Every now and then in Grey’s Anatomy, the patient starts to fail during an intense surgery, and the doctors look intensely at each other between injecting this and cauterizing that and shocking the heart (“Clear!”) until the lead surgeon barks out an intense command for everyone to take their hands off — now — because the patient has become too unstable to continue.
At which point, there’s nothing to be done but pack the minefield of a body cavity with laps, sew him up and take him to the ICU until things stabilize, or the guy dies.
This is excruciating for the surgeons, who are intensely determined to use their extraordinary skill, exceptional intelligence and unbelievable good looks to save this grievously injured or ill person. They hate to quit trying.
These very exciting moments in the show look like this …
… but without the guy pointing the gun at the doctors, which I understand is also a common situation during intense surgeries, and for which dedicated seminars are taught in medical school right after the Makeover and Intensity classes.
Anyway, I especially like these Grey’s episodes because they remind me that persevering — a quality I greatly admire — isn’t always wise. Sometimes our skills or knowledge just aren’t up to a particular challenge; sometimes, a relationship or situation does not respond favorably to our best efforts. Some matters, it seems, are beyond our abilities to constructively influence, and persisting nonetheless is apt to hurt rather than help.

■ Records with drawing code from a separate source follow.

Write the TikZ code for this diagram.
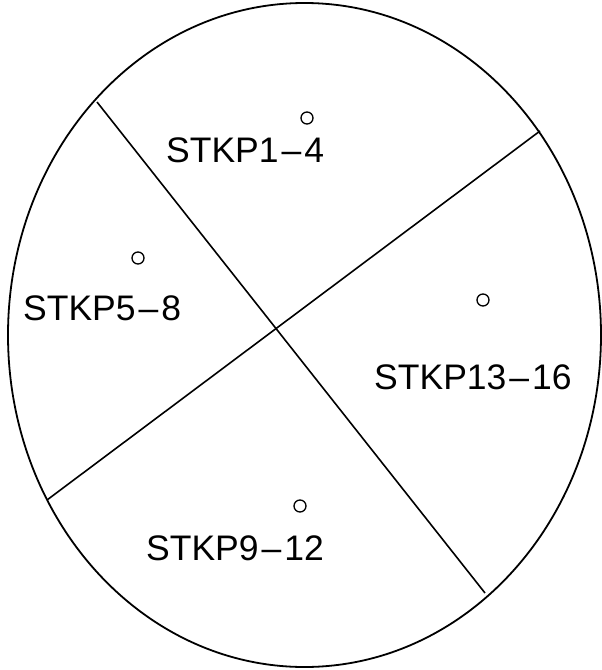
\documentclass[tikz,border=0pt]{standalone}
\usepackage{fontspec}
\setmainfont{Liberation Sans}
\usetikzlibrary{shapes.geometric}
\newcommand\lbldash{\kern3pt–\kern3pt}
\begin{document}
\begin{tikzpicture}[x=1pt,y=-1pt,
  outline/.style={draw=black,line width=1.8pt},
  divider/.style={draw=black,line width=1.6pt},
  hole/.style={circle,draw=black,line width=1.3pt,minimum size=12pt,inner sep=0pt},
  lbl/.style={font=\fontsize{35.5}{36}\selectfont,inner sep=0pt,anchor=base west}]
\useasboundingbox (0,0) rectangle (602,670);
\node[ellipse,outline,minimum width=593pt,minimum height=664pt,inner sep=0pt] (E) at (304.5,335) {};
\coordinate (a1) at (97,102);
\coordinate (a2) at (485,593);
\coordinate (b1) at (47,500);
\coordinate (b2) at (540,131);
\draw[divider] (a1) -- (a2);
\draw[divider] (b1) -- (b2);
\node[hole] (h1) at (307,118) {};
\node[hole] (h2) at (138,258) {};
\node[hole] (h3) at (483,300) {};
\node[hole] (h4) at (300,506) {};
\node[lbl] (t1) at (166,162) {STKP1\lbldash 4};
\node[lbl] (t2) at (23,320) {STKP5\lbldash 8};
\node[lbl] (t3) at (374,389) {STKP13\lbldash 16};
\node[lbl] (t4) at (146,560) {STKP9\lbldash 12};
\end{tikzpicture}
\end{document}
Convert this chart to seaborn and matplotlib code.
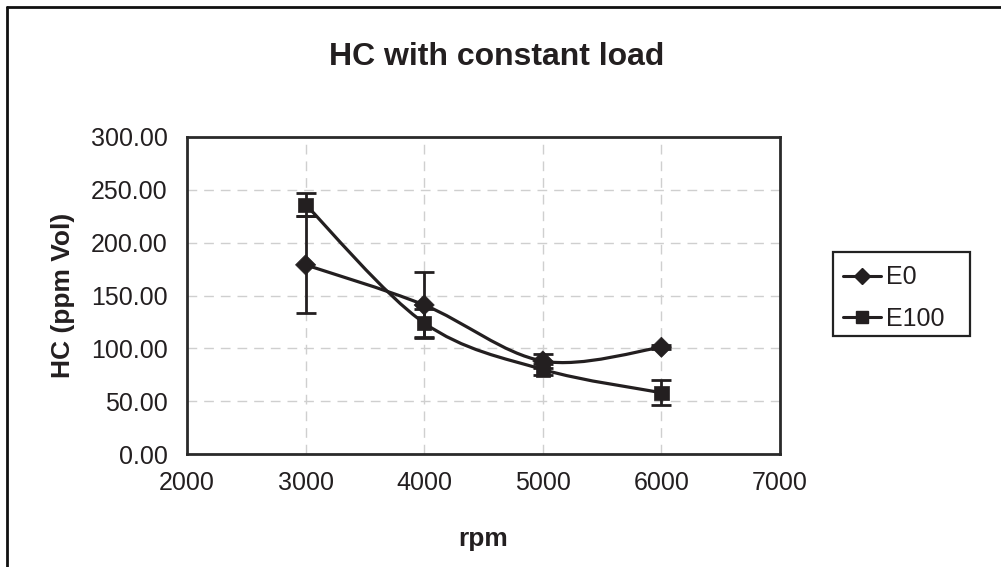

That’s why the Hippocratic Oath includes a promise rendered popularly if not entirely accurately as primum non nocere: First, do no harm. It’s a prime tenet of Buddhism, as well, but it’s been a difficult lesson for me to learn. I have never forgotten the counsel of a long-ago therapist who saw how my tenacity, my determination to fix, was hurting rather than helping a close relationship: Don’t just do something, she said. Stand there.
Stand there. Take your hands off and — in the words of mindfulness pioneer Jon Kabat-Zinn — let be if you cannot let go. Pack that sucker with gauze, leave it in as good a shape as you can and walk away until things stabilize and the way forward — if any, if ever — becomes clear.
Tough as this is, it’s sage advice. Because in truth, things never really turn out; they just keep turning. And all along, our understanding and vision are limited: The good outcome we push doggedly to achieve turns out to be not so good, after all; what appears to be an impasse — or even a failure — can, if let be, reconstitute in its own time and manner into something finer than we ever imagined.
Or, the patient just dies. But at least you weren’t wielding the scalpel.